Drug Abuse And Mental Illness: Genetic Risk For Mental Health Problems Linked To Use Of Illicit Drugs, Study Shows
Several studies have observed that drug abuse leads to mental health problems. However, new research found that a person’s genetic risk for mental illness, including depression, can also make them prone to drug use.
“Our research shows that if someone is genetically predisposed towards having mental illness, they are also prone to use licit and illicit substances and develop problematic usage patterns,” Caitlin E. Carey, a PhD student in the BRAINLab at Washington University in St. Louis and lead author of the study, said in a statement Thursday. “[We] were able to compare people with various levels of substance involvement to determine whether they were also at relatively higher genetic risk for psychiatric disorders.”
Researchers looked into the data of 2,573 people who were participants of the Study of Addiction: Genetics and Environment. The team of the latest study examined the participants’ substance use and misuse and their dependency on drugs.
“[This] also allowed us to evaluate specific psychiatric disorder-substance relationships,” Ryan Bogdan, senior author of the study and director of the BRAINLab, said in the statement. “For example, we found that genetic risk for both schizophrenia and depression are associated with cannabis and cocaine involvement.”
Researchers said that the findings of the study have paved way for further studies examining the predictive power of genetic risk.
“It will now be important to incorporate the influence of environmental factors, such as peer groups, neighborhood, and stress, into this research.

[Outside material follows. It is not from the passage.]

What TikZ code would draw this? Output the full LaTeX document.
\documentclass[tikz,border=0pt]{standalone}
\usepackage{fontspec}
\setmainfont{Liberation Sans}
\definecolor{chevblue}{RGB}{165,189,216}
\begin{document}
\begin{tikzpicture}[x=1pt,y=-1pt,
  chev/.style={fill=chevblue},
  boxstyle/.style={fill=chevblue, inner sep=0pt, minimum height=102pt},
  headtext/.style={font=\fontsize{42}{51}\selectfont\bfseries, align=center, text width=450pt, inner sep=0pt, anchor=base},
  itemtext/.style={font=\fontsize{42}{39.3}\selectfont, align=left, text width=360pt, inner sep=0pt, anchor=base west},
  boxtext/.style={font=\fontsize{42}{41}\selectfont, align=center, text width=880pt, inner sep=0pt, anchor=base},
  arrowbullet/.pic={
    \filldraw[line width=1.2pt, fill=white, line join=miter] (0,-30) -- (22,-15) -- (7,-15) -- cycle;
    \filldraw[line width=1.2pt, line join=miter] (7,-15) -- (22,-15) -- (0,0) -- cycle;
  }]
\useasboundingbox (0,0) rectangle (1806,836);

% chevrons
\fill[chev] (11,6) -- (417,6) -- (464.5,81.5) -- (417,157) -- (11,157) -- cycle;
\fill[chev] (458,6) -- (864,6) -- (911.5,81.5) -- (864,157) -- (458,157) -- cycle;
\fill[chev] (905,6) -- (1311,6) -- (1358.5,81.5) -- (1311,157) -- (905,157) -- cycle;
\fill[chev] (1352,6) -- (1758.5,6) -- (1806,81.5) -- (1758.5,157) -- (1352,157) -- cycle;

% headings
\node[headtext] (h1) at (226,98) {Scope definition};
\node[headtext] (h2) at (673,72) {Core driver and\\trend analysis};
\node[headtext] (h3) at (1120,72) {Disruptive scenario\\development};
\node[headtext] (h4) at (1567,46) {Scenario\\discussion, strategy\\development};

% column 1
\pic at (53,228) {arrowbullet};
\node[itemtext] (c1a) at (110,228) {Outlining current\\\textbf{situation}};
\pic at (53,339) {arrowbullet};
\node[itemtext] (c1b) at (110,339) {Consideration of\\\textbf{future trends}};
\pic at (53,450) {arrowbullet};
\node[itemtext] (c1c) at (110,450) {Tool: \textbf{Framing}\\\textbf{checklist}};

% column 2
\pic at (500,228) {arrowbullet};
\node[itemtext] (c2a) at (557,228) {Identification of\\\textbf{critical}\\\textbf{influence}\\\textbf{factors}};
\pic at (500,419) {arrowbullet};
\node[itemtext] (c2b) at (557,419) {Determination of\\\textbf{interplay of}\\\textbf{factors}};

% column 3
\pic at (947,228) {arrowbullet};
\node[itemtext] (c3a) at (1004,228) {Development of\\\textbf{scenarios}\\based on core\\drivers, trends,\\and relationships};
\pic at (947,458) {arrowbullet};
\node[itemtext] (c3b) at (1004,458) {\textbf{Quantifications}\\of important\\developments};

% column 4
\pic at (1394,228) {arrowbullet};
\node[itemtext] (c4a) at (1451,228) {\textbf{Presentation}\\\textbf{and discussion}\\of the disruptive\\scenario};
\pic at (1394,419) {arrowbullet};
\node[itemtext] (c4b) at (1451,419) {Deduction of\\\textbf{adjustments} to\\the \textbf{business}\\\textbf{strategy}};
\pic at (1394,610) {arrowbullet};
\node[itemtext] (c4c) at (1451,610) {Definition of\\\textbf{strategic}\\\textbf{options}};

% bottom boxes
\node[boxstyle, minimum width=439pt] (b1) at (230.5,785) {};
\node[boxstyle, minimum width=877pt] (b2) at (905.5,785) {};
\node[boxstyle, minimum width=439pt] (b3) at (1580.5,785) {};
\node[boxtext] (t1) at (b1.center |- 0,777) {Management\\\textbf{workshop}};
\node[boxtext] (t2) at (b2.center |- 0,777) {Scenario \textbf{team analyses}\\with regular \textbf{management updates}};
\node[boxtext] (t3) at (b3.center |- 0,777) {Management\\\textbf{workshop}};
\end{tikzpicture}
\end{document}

This will help us better understand how interplay between the environment and genetic risk may increase or reduce the risk of co-occurring psychiatric disorders and substance involvement. Further, it will be important to isolate specific genetic pathways shared with both substance involvement and psychiatric illness. Ultimately, such knowledge may help guide the development of more effective prevention and treatment efforts decades in the future,” Bogdan said.
According to National Institute on Drug Abuse, the total cost related to drug abuse is estimated at $700 billion a year. Use of illegal drugs accounts for $193 billion of total cost in healthcare, productivity loss, crime, incarceration and drug enforcement.
The study was published in the peer-reviewed Frontiers journal.